Wednesday, 8 June 2011

Is Twitter helping to define brands of the future?

Unless you’re Ryan Giggs, it would seem, most celebrities are big fans of Twitter.

Many are active not only in informing their adoring followers of every new development in their lives but also in interacting in a way that previously would not have been possible. Twitter makes our celebrities (and our brands) more accessible. It has become the forum for interacting with consumers as well as the playground of the famous; the sniping and counter-sniping between VIPs in the Twittersphere are feeding the media with content in a way the previously only ‘exclusive’ interviews in a celebrity magazine might have done.

I wonder, though, if this emergent behaviour in media shows us the way that brands and marketing may begin to go generally. We are moving towards a position of sharing a brand with consumers, who will purchase on an increasingly pragmatic, needs basis. If this is the case, it places a greater onus than before on how to customise products and involve consumers in your “brand”.

In the mass-market, people are increasingly turning away from the physical to the online and this is perhaps the defining move of the new digital age. Fewer and fewer people are buying ‘physical’ music any more, books are increasingly digital and our lives are lived online. What does this mean for the consumer and the brands of tomorrow?

The music sector is already embracing this quite effectively. For their new album, Kaiser Chiefs have made 20 tracks available and when fans buy the album they can choose which ten tracks they want to be on their particular version of the album. They can set the track listing, and choose the album. If fans then sell their particular ten track album to others, they will receive a £1 commission for each one sold.

From people I’ve spoken to, I can see that many consumers are already wrestling with the implications of this and it’s not necessarily split down age lines as one might expect.

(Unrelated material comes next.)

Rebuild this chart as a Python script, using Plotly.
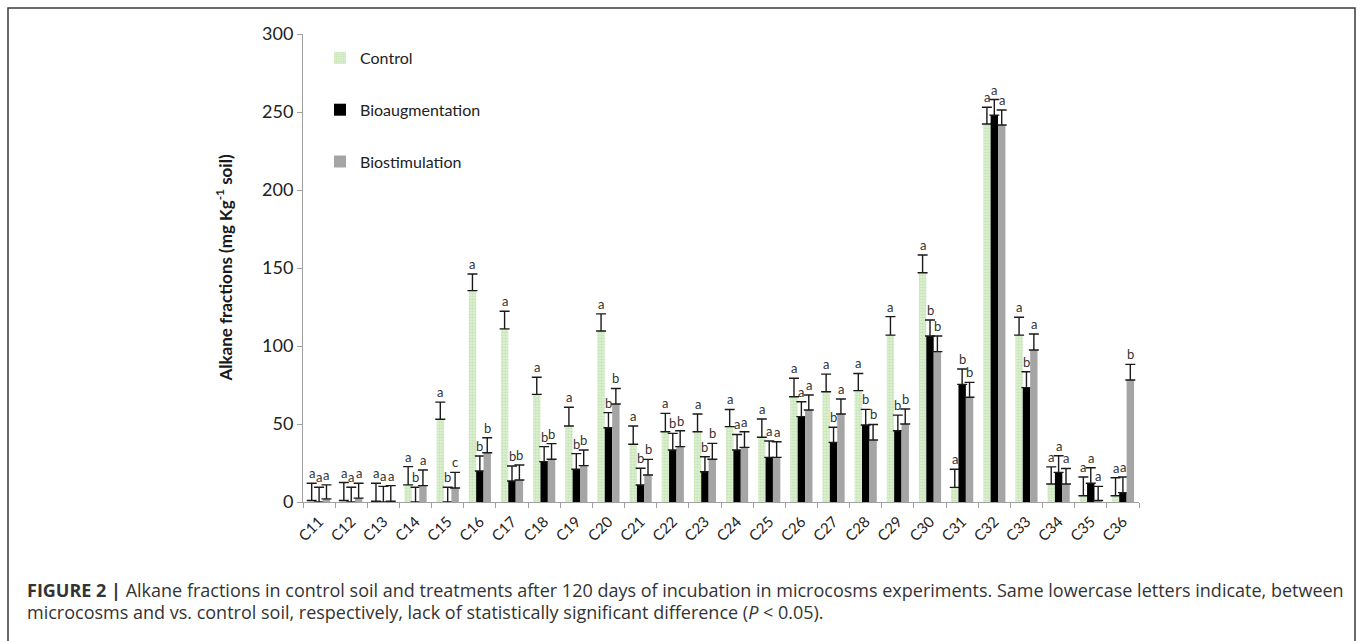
import plotly.graph_objects as go

categories = ["C11","C12","C13","C14","C15","C16","C17","C18","C19","C20","C21","C22","C23",
              "C24","C25","C26","C27","C28","C29","C30","C31","C32","C33","C34","C35","C36"]

control      = [1, 1, 0.5, 11, 53, 135.5, 111, 69, 48.7, 109.6, 37, 45, 45,
                48.3, 41.5, 67.5, 70.7, 71.4, 107, 147, 9.4, 242.3, 107, 11.5, 4, 4]
control_err  = [11, 11.5, 11.5, 11.7, 11, 10.7, 11.3, 11, 12, 11, 11.7, 11.8, 11.4,
                11, 11.7, 11.8, 11.3, 11, 11.8, 11.3, 11.6, 10.7, 11.4, 11, 12, 11.5]
bioaug       = [0, 0, 0, 0, 0, 19.9, 13.5, 25.9, 21, 47.6, 10.9, 33.3, 19.4,
                33.3, 28.6, 54.7, 38.2, 49.4, 45.7, 106.4, 75.4, 248, 73.3, 19, 12, 6]
bioaug_err   = [9.5, 9.5, 10, 9.5, 9.5, 9.6, 9.6, 9.6, 10, 9.7, 10.7, 10.7, 9.6,
                10, 10.5, 9.6, 9.7, 10, 10, 10.3, 9.9, 10, 10.2, 10.6, 10, 10]
biostim      = [2, 2.5, 0.5, 10.5, 9, 31.6, 14.1, 27.4, 23.3, 62.8, 17.3, 35.5, 27.4,
                35, 28.6, 59, 56.4, 39.7, 50, 96.4, 67.1, 241.7, 97.4, 11.5, 1, 78.2]
biostim_err  = [9, 9.5, 10, 10, 10, 9.6, 9.6, 10, 10, 10, 10, 10.2, 10.2,
                10, 10, 9.6, 9.6, 10, 9.6, 10, 9.6, 9.6, 10.3, 10, 9, 10]

letters_control = ["a","a","a","a","a","a","a","a","a","a","a","a","a",
                   "a","a","a","a","a","a","a","a","a","a","a","a","a"]
letters_bioaug  = ["a","a","a","b","b","b","b","b","b","b","b","b","b",
                   "a","a","a","b","b","b","b","b","a","b","a","a","a"]
letters_biostim = ["a","a","a","a","c","b","b","b","b","b","b","b","b",
                   "a","a","a","a","b","b","b","b","a","a","a","a","b"]

series_names = ["Control", "Bioaugmentation", "Biostimulation"]
yticks = [0, 50, 100, 150, 200, 250, 300]

caption_1 = ("<b>FIGURE 2 |</b> Alkane fractions in control soil and treatments after 120 days of "
             "incubation in microcosms experiments. Same lowercase letters indicate, between")
caption_2 = ("microcosms and vs. control soil, respectively, lack of statistically significant "
             "difference (<i>P</i> &lt; 0.05).")

# ---- layout geometry (pixels) ----
W, H = 1358, 641
L, R = 303, 1139
T, B = 34, 502

def px(x):
    return (x - L) / (R - L)

def py(y):
    return (B - y) / (B - T)

FONT = "Lato, 'Open Sans', sans-serif"
CAP_FONT = "'Open Sans', 'Liberation Sans', Arial, sans-serif"

fig = go.Figure()

err_style = dict(type="data", symmetric=False, color="#1a1a1a", thickness=1.4, width=5)

fig.add_trace(go.Bar(
    name=series_names[0], x=categories, y=control, legendgroup="g1",
    marker=dict(color="#e4f3db", line=dict(width=0),
                pattern=dict(shape=".", fgcolor="#a9d892", bgcolor="#e4f3db", size=3, solidity=0.6)),
    error_y=dict(array=control_err, arrayminus=[0]*len(control), **err_style),
))
fig.add_trace(go.Bar(
    name=series_names[1], x=categories, y=bioaug, legendgroup="g2",
    marker=dict(color="#000000", line=dict(width=0)),
    error_y=dict(array=bioaug_err, arrayminus=[0]*len(bioaug), **err_style),
))
fig.add_trace(go.Bar(
    name=series_names[2], x=categories, y=biostim, legendgroup="g3",
    marker=dict(color="#a5a5a5", line=dict(width=0)),
    error_y=dict(array=biostim_err, arrayminus=[0]*len(biostim), **err_style),
))

# letters above the error bars
slot = (R - L) / len(categories)
bargap = 0.31
bw = slot * (1 - bargap) / 3
annotations = []
for k, (vals, errs, labs) in enumerate([(control, control_err, letters_control),
                                        (bioaug, bioaug_err, letters_bioaug),
                                        (biostim, biostim_err, letters_biostim)]):
    for c, v, e, t in zip(categories, vals, errs, labs):
        annotations.append(dict(x=c, y=v + e, xref="x", yref="y", text=t, showarrow=False,
                                xshift=(k - 1) * bw, yshift=10,
                                font=dict(family=FONT, size=13, color="#333333")))

# y-axis title
annotations.append(dict(x=px(210), y=py(268), xref="paper", yref="paper",
                        text="<b>Alkane fractions (mg Kg<sup>-1</sup> soil)</b>", textangle=-90,
                        showarrow=False, font=dict(family=FONT, size=17, color="#1a1a1a")))
# caption
annotations.append(dict(x=px(25), y=py(590), xref="paper", yref="paper", xanchor="left",
                        yanchor="middle", text=caption_1, showarrow=False, align="left",
                        font=dict(family=CAP_FONT, size=18, color="#333333")))
annotations.append(dict(x=px(25), y=py(612), xref="paper", yref="paper", xanchor="left",
                        yanchor="middle", text=caption_2, showarrow=False, align="left",
                        font=dict(family=CAP_FONT, size=18, color="#333333")))

shapes = [dict(type="rect", xref="paper", yref="paper",
               x0=px(8), x1=px(1355), y0=py(660), y1=py(8),
               line=dict(color="#3a3a3a", width=1.5), layer="below")]

fig.update_layout(
    width=W, height=H,
    margin=dict(l=L, r=W - R, t=T, b=H - B),
    paper_bgcolor="white", plot_bgcolor="white",
    barmode="group", bargap=bargap, bargroupgap=0,
    font=dict(family=FONT, color="#222222"),
    showlegend=True,
    legend=dict(x=px(320), y=py(41), xanchor="left", yanchor="top",
                font=dict(family=FONT, size=16, color="#222222"),
                tracegroupgap=28, bgcolor="rgba(0,0,0,0)", itemwidth=30),
    annotations=annotations,
    shapes=shapes,
)
fig.update_xaxes(type="category", showline=True, linecolor="#a0a0a0", linewidth=1,
                 ticks="outside", tickson="boundaries", ticklen=5, tickcolor="#a0a0a0",
                 tickangle=-45, tickfont=dict(family=FONT, size=15, color="#222222"),
                 ticklabelstandoff=4, showgrid=False, zeroline=False)
fig.update_yaxes(range=[0, 300], tickvals=yticks, showline=True, linecolor="#a0a0a0", linewidth=1,
                 ticks="outside", ticklen=5, tickcolor="#a0a0a0",
                 tickfont=dict(family=FONT, size=18, color="#222222"),
                 showgrid=False, zeroline=False)

fig.write_html("out.html")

The suggestion is that a book or a vinyl record has more inherent value that the digital copy of the music or the e-book which is merely reproducible content. This may be down to cost but also down to markets splitting between products of either actual or perceived high added value versus those that are seen as functional commodities.

So there seems to be an ever-growing divide between consumers who still want to own physical product and people who really don’t care anymore as long as they can access the actual content; a divide between the niche “haves” and mainstream “have nots”. Consumers battle between their heads and their hearts, where the heart says physical but head says digital. The key for brands is to learn the lessons of this development and be on the right side of that battle.